** START **
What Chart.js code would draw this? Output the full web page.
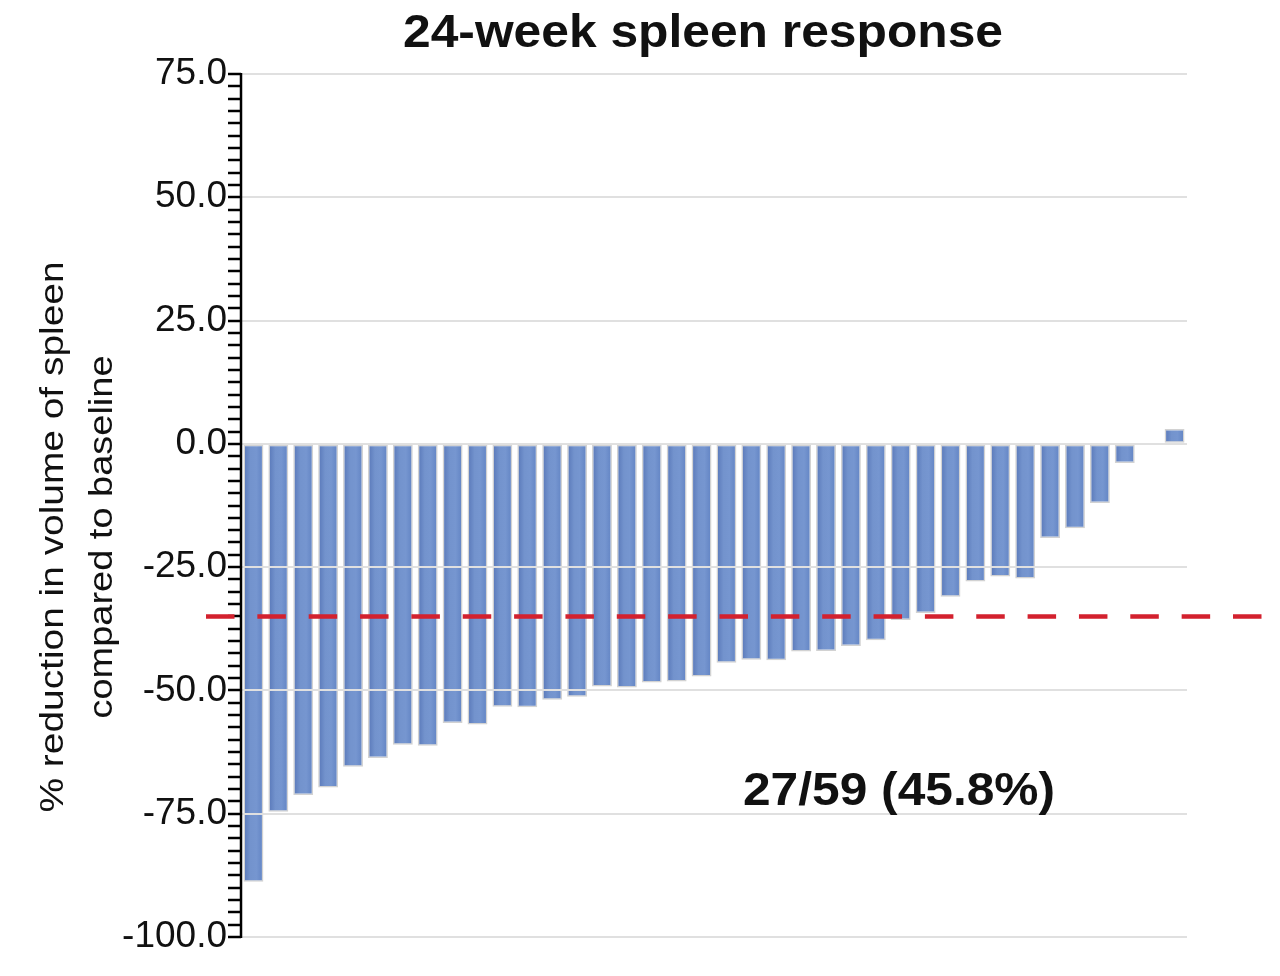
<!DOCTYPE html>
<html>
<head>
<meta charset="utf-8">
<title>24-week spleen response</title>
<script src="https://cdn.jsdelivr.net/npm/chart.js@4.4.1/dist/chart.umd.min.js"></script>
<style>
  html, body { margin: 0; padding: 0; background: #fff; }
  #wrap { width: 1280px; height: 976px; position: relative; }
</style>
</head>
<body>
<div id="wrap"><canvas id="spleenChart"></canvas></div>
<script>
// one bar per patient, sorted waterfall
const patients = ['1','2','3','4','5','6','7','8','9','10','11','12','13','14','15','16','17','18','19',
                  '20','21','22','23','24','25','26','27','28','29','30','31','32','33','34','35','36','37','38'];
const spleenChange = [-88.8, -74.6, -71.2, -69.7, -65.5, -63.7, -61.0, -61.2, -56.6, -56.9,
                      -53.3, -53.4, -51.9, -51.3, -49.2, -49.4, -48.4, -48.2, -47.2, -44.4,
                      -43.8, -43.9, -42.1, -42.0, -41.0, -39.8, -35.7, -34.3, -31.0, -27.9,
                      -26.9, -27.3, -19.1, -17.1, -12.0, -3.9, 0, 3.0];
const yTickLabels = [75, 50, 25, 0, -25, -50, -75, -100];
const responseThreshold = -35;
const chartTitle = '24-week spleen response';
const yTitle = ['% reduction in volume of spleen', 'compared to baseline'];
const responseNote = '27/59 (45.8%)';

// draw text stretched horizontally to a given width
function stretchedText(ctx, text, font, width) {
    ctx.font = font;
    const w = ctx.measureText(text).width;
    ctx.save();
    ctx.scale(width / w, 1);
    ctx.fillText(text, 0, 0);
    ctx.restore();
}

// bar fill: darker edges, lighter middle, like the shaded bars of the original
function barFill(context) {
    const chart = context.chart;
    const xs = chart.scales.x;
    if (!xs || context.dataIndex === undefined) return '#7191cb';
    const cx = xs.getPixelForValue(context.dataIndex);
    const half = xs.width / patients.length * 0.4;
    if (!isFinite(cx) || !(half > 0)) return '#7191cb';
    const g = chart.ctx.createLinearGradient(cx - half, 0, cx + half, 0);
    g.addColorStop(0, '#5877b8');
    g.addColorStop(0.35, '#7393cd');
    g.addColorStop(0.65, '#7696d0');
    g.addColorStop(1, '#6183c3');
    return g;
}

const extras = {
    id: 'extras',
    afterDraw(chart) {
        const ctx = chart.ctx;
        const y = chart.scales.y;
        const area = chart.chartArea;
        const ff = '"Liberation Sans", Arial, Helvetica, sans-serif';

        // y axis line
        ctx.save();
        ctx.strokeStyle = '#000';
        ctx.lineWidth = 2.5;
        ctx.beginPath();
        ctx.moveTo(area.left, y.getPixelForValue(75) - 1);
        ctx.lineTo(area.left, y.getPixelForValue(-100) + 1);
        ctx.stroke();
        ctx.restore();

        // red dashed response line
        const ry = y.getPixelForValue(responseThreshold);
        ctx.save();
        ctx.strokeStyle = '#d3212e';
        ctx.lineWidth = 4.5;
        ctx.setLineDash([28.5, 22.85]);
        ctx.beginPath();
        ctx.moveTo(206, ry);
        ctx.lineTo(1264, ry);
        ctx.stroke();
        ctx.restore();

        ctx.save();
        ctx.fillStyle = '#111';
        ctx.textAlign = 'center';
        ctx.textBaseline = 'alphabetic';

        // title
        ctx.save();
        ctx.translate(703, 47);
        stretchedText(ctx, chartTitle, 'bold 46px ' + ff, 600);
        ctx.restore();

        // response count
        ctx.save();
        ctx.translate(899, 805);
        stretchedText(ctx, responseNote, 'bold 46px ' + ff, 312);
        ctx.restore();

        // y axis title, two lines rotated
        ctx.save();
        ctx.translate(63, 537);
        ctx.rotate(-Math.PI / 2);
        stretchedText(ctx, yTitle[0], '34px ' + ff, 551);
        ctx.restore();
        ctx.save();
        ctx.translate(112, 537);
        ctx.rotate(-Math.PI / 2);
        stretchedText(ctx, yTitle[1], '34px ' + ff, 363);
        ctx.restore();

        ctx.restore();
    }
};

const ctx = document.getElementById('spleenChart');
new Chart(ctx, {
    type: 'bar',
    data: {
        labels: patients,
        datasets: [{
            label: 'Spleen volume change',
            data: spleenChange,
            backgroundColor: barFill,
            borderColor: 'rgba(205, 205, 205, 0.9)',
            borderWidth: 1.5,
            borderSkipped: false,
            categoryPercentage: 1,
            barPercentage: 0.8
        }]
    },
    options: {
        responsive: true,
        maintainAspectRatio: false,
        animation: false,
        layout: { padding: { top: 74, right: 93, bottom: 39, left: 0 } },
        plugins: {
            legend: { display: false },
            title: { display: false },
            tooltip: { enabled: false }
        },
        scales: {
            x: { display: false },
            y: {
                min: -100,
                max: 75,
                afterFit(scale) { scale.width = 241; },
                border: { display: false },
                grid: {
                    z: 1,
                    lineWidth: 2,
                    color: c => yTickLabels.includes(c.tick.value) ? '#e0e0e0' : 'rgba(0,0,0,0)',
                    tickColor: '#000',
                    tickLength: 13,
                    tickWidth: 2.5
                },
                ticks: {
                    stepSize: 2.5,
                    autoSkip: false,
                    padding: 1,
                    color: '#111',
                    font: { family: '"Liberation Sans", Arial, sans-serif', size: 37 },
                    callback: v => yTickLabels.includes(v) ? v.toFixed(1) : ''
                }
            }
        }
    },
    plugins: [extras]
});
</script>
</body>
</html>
** END **
** START **
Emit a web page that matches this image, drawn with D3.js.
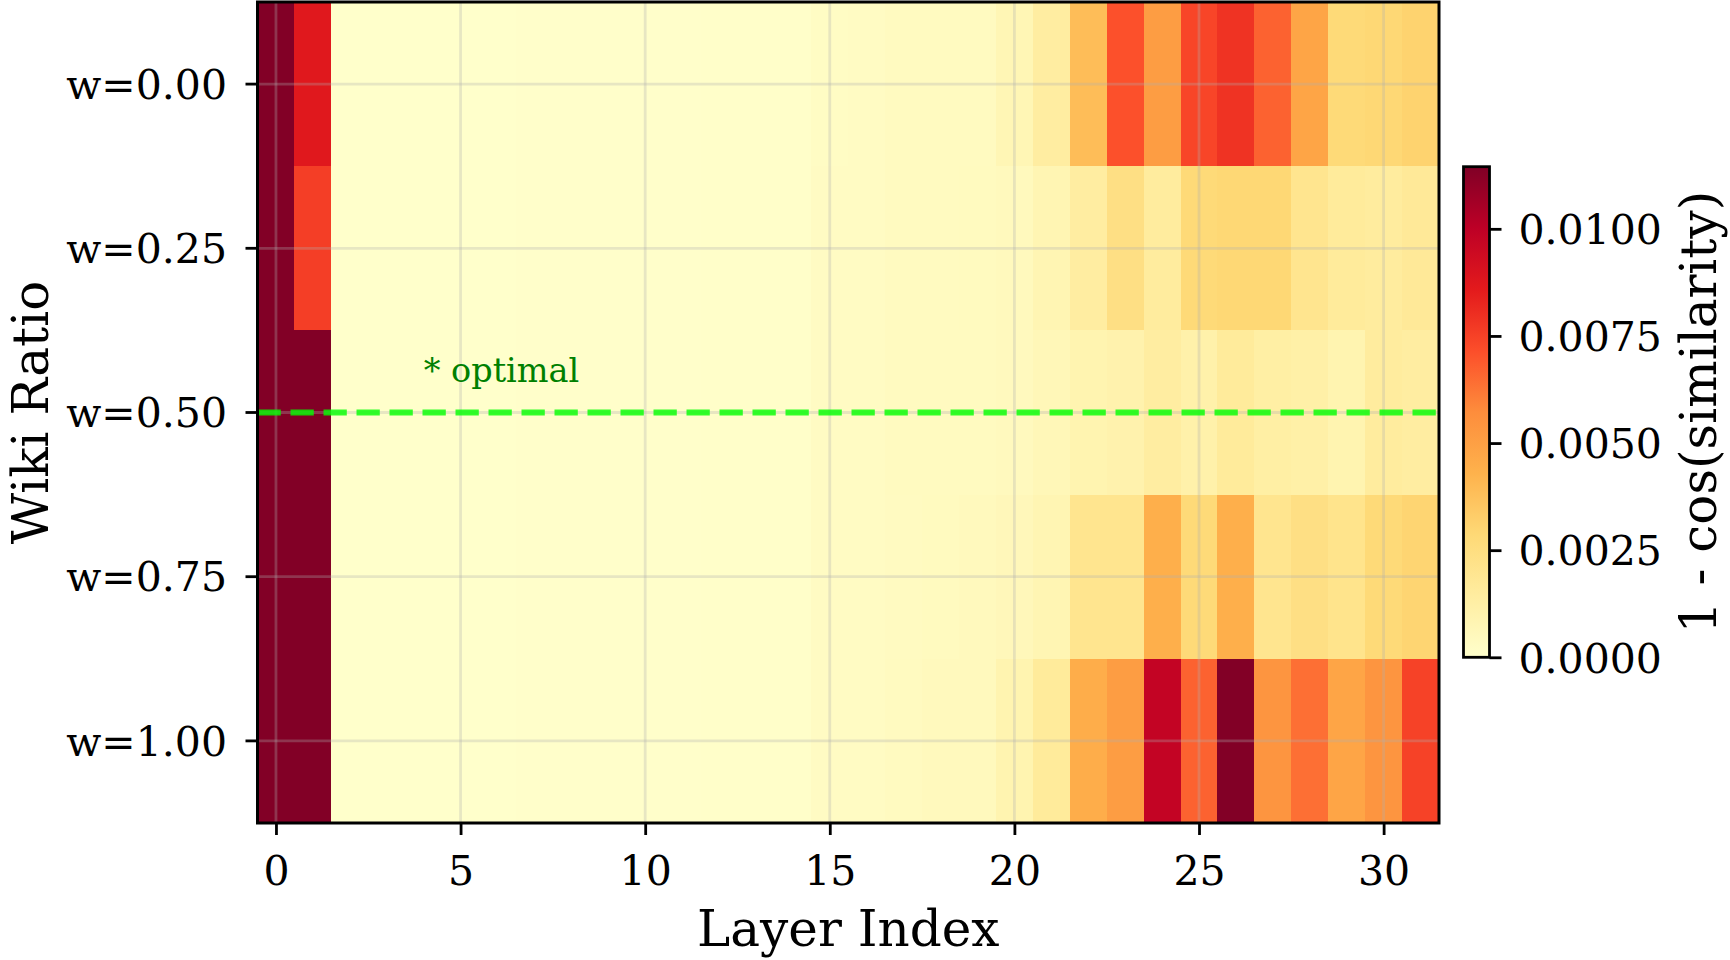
** END **
** START **
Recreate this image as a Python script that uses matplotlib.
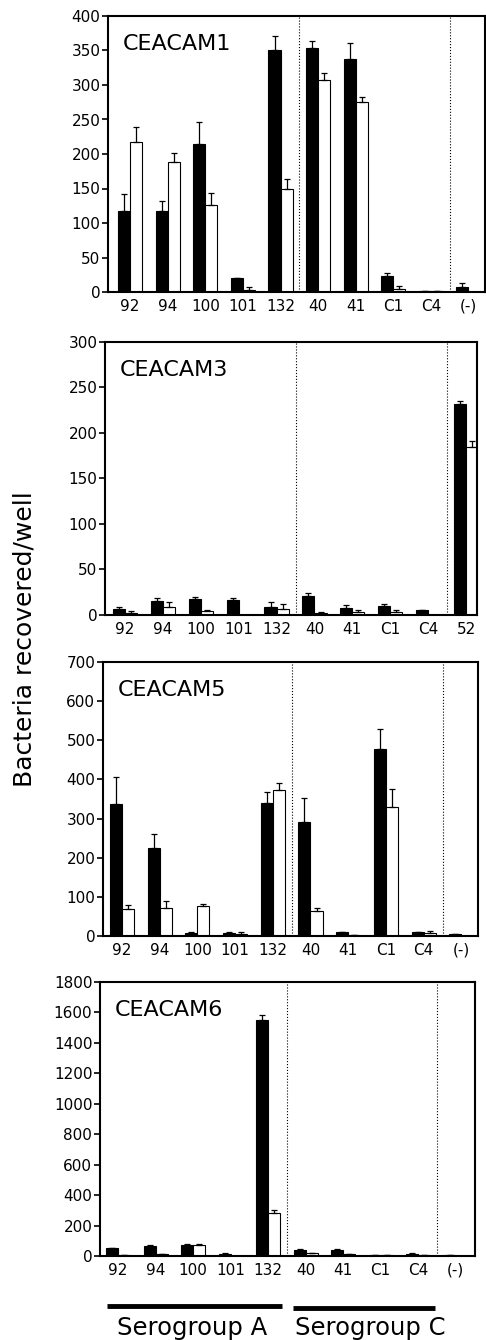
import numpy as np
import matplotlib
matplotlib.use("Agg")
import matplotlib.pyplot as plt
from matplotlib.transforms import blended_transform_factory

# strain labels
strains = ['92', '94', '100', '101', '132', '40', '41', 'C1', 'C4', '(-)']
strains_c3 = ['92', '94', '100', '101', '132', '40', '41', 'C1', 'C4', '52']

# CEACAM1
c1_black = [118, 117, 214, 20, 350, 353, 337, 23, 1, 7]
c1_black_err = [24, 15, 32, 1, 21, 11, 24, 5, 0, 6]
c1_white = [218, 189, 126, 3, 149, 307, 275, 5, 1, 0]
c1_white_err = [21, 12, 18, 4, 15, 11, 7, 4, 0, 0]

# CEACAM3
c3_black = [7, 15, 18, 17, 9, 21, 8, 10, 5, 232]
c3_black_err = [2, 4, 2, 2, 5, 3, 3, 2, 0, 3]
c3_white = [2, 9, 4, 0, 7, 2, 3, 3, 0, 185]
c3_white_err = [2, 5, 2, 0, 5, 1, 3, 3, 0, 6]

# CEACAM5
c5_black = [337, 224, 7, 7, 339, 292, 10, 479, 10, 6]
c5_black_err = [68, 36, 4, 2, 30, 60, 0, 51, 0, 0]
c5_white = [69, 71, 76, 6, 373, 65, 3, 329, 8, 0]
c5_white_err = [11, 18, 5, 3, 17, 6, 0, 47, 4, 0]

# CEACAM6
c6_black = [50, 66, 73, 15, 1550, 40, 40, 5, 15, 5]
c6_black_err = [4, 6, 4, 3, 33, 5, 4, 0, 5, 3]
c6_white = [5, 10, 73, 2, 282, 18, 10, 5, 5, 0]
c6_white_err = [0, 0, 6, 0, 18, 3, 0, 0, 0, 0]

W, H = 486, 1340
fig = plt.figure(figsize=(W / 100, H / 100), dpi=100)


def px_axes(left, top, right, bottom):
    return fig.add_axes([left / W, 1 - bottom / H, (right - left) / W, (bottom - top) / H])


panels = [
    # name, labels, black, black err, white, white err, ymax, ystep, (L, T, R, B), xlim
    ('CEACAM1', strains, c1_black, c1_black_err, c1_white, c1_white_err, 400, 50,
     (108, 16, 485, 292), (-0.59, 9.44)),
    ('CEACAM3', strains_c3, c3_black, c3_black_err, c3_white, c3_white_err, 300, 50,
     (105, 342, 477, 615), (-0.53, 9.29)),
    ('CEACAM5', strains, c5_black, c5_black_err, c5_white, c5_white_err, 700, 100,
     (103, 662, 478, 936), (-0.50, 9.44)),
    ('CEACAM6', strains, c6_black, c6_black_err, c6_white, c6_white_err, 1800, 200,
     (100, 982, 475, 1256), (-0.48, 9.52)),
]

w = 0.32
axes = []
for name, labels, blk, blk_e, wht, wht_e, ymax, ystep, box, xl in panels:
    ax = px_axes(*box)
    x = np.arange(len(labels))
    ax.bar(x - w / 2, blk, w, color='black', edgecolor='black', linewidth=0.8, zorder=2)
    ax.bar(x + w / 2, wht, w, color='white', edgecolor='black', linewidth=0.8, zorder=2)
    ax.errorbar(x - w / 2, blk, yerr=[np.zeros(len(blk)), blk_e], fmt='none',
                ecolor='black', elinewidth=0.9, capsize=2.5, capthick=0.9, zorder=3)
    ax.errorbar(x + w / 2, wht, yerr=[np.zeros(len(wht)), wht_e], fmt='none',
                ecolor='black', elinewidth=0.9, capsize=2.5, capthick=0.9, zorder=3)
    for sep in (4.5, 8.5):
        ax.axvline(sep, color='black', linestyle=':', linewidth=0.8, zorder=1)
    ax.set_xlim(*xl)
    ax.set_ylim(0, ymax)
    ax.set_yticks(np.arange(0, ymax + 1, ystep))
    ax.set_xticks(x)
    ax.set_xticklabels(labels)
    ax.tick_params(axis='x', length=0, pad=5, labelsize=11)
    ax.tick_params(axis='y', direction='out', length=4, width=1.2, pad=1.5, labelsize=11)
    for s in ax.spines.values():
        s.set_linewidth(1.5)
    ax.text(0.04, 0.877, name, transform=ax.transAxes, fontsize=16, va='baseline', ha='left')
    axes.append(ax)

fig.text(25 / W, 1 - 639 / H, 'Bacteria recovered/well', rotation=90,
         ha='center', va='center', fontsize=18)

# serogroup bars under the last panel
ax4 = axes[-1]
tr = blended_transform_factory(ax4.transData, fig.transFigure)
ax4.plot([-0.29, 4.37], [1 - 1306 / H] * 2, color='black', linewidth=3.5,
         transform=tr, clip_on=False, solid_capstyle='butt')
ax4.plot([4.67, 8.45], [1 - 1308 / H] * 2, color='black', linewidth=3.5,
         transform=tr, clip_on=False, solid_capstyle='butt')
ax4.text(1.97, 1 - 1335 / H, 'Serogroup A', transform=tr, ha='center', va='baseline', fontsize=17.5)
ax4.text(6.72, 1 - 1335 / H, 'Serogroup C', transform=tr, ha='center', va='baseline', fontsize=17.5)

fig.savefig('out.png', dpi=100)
** END **
#### [Exercise details]
Copy out exactly the material that runs from the line with "Recreate this image" to the line with "from matplotlib.transforms import", ends included, and leave the pictures behind.

#### [Exercise answer]
Recreate this image as a Python script that uses matplotlib.
import numpy as np
import matplotlib
matplotlib.use("Agg")
import matplotlib.pyplot as plt
from matplotlib.transforms import blended_transform_factory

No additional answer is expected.